Woodmont Properties, LLC v. Township of Westampton, ___ N.J. Super. ___ (App. Div. 2022). Judge Fisher authored this opinion, too. The first paragraph of his opinion neatly encapsulates this case’s “long, strange trip in the trial court”:
Plaintiff Woodmont Properties, LLC contracted to purchase a large tract of undeveloped land from non-party Hovbros Burlington LLC. Defendant TD Bank, N.A., which held mortgages on the property, foreclosed and was the highest bidder at a sheriff’s sale. Although it was a long, strange trip in the trial court, we agree with the trial judge that plaintiff’s claim to a continuing interest in the property cannot be sustained because of the foreclosure sale, which cut off any further right plaintiff claims to have to purchase the property. In so holding, we reject the reported trial court decision in PNC Bank v. Axelsson, 373 N.J. Super. 186 (Ch. Div. 2004), which held to the contrary, because it is inconsistent with N.J.S.A. 2A:50-30 and out of step with the contrary holding of the State’s then highest court in Marcy v. Larkin, 99 N.J. Eq. 429, 430 (E. & A. 1926). But, while we conclude that this holding is fatal to plaintiff’s claim to a continuing property interest and its claims against the other defendants, we agree with plaintiff that its claim against TD Bank of tortiously interfering with its contractual rights is viable notwithstanding. We, therefore, affirm in part, reverse in part, and remand for further proceedings.”

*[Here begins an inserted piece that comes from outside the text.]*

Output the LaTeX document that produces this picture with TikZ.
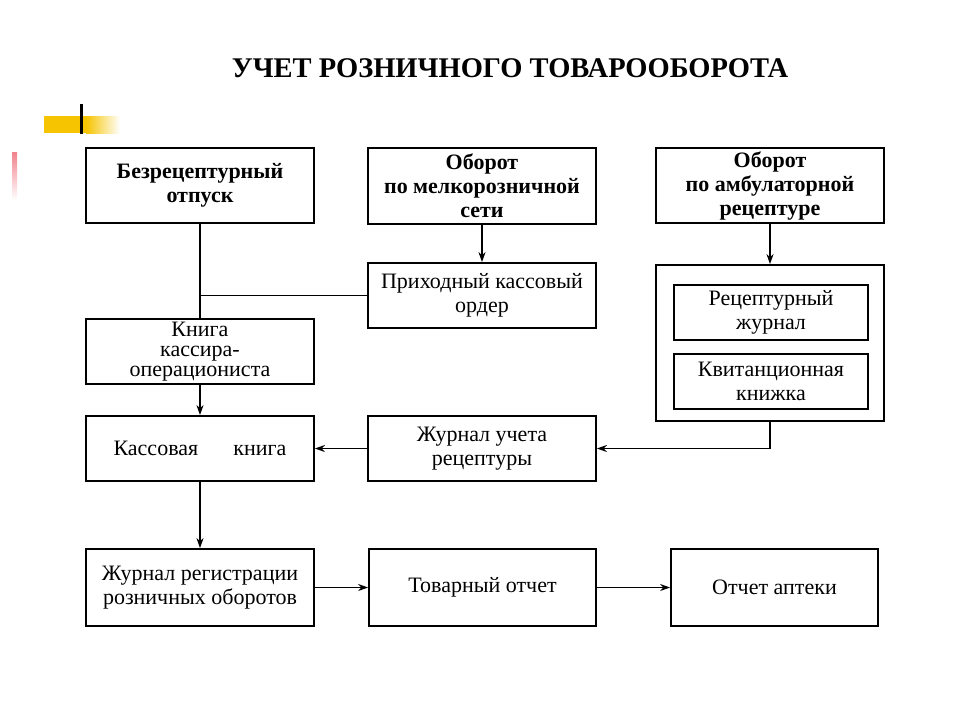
\documentclass[tikz,border=0pt]{standalone}
\usepackage{fontspec}
\setmainfont{Liberation Serif}
\usetikzlibrary{arrows.meta}
\definecolor{barYellow}{RGB}{246,196,0}
\definecolor{barPink}{RGB}{240,130,140}
\tikzset{
  box/.style={draw, line width=1.8pt, inner sep=0pt, align=center, font=\fontsize{22}{24}\selectfont},
  boldbox/.style={box, font=\fontsize{22}{24}\selectfont\bfseries},
  conn/.style={line width=1.6pt},
  arr/.style={conn, -{Stealth[length=10pt,width=7pt]}}
}
\begin{document}
\begin{tikzpicture}[x=1pt,y=-1pt]
\useasboundingbox (0,0) rectangle (960,720);
% decorations
\fill[barYellow] (44,116) rectangle (86,133);
\shade[left color=barYellow, right color=white] (86,116) rectangle (120,133);
\fill[black] (79.5,104) rectangle (82.5,134);
\shade[top color=barPink, bottom color=white] (12,152) rectangle (17,200);
% title
\node (title) at (510,68) {\fontsize{28.5}{32}\selectfont\bfseries УЧЕТ РОЗНИЧНОГО ТОВАРООБОРОТА};
% top row
\node[boldbox, minimum width=228pt, minimum height=75pt] (b1) at (200,185.5) {Безрецептурный\\отпуск};
\node[boldbox, minimum width=228pt, minimum height=76pt] (b2) at (482,186) {Оборот\\по мелкорозничной\\сети};
\node[boldbox, minimum width=228pt, minimum height=75pt] (b3) at (770,185.5) {Оборот\\по амбулаторной\\рецептуре};
% second row
\node[box, minimum width=228pt, minimum height=65pt] (pko) at (482,295.5) {Приходный кассовый\\ордер};
\node[box, minimum width=228pt, minimum height=156pt] (outer) at (770,343) {};
\node[box, minimum width=194pt, minimum height=55pt] (rj) at (771,312.5) {Рецептурный\\журнал};
\node[box, minimum width=194pt, minimum height=55pt] (kq) at (771,381.5) {Квитанционная\\книжка};
\node[box, minimum width=228pt, minimum height=65pt, font=\fontsize{22}{20}\selectfont] (kko) at (200,351.5) {Книга\\кассира-\\операциониста};
% third row
\node[box, minimum width=228pt, minimum height=65pt] (kb) at (200,448.5) {Кассовая\hspace{1.6em}книга};
\node[box, minimum width=228pt, minimum height=65pt] (jur) at (482,448.5) {Журнал учета\\рецептуры};
% bottom row
\node[box, minimum width=228pt, minimum height=77pt] (jrr) at (200,587.5) {Журнал регистрации\\розничных оборотов};
\node[box, minimum width=227pt, minimum height=77pt] (to) at (482.5,587.5) {Товарный отчет};
\node[box, minimum width=207pt, minimum height=77pt] (oa) at (774.5,587.5) {Отчет аптеки};
% connectors
\draw[conn] (b1.south) -- (kko.north);
\draw[conn] (pko.west) -- (pko.west -| b1.south);
\draw[arr] (b2.south) -- (pko.north);
\draw[arr] (b3.south) -- (outer.south |- outer.north);
\draw[arr] (kko.south) -- (kb.north);
\draw[arr] (outer.south) |- (jur.east);
\draw[arr] (jur.west) -- (kb.east);
\draw[arr] (kb.south) -- (jrr.north);
\draw[arr] (jrr.east) -- (to.west);
\draw[arr] (to.east) -- (oa.west);
\end{tikzpicture}
\end{document}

State v. Diaz, ___ N.J. Super. ___ (App. Div. 2022). Judge Susswein’s opinion in this case upheld the suppression of defendant’s statements made while in police custody. The basis for that decision was that detectives “affirmatively misled defendant as to his ‘true status’ by providing a deliberately vague and incomplete answer to his question as to the reason why he was taken into custody.” As the Appellate Division elaborated, “[i]t is one thing for police to withhold information. It is another thing entirely for them to provide an explanation that creates or reinforces a false impression as to the seriousness of the sentence that a defendant is facing. Any such deception or trickery as to the true reason a defendant is taken into custody, whether made in response to a question posed by the defendant, as in this case, or made on the police interrogator’s own initiative, is an important circumstance to be considered as part of the totality of circumstances when determining whether the State has proved beyond a reasonable doubt that the defendant made a knowing and voluntary waiver of the right against self-incrimination.”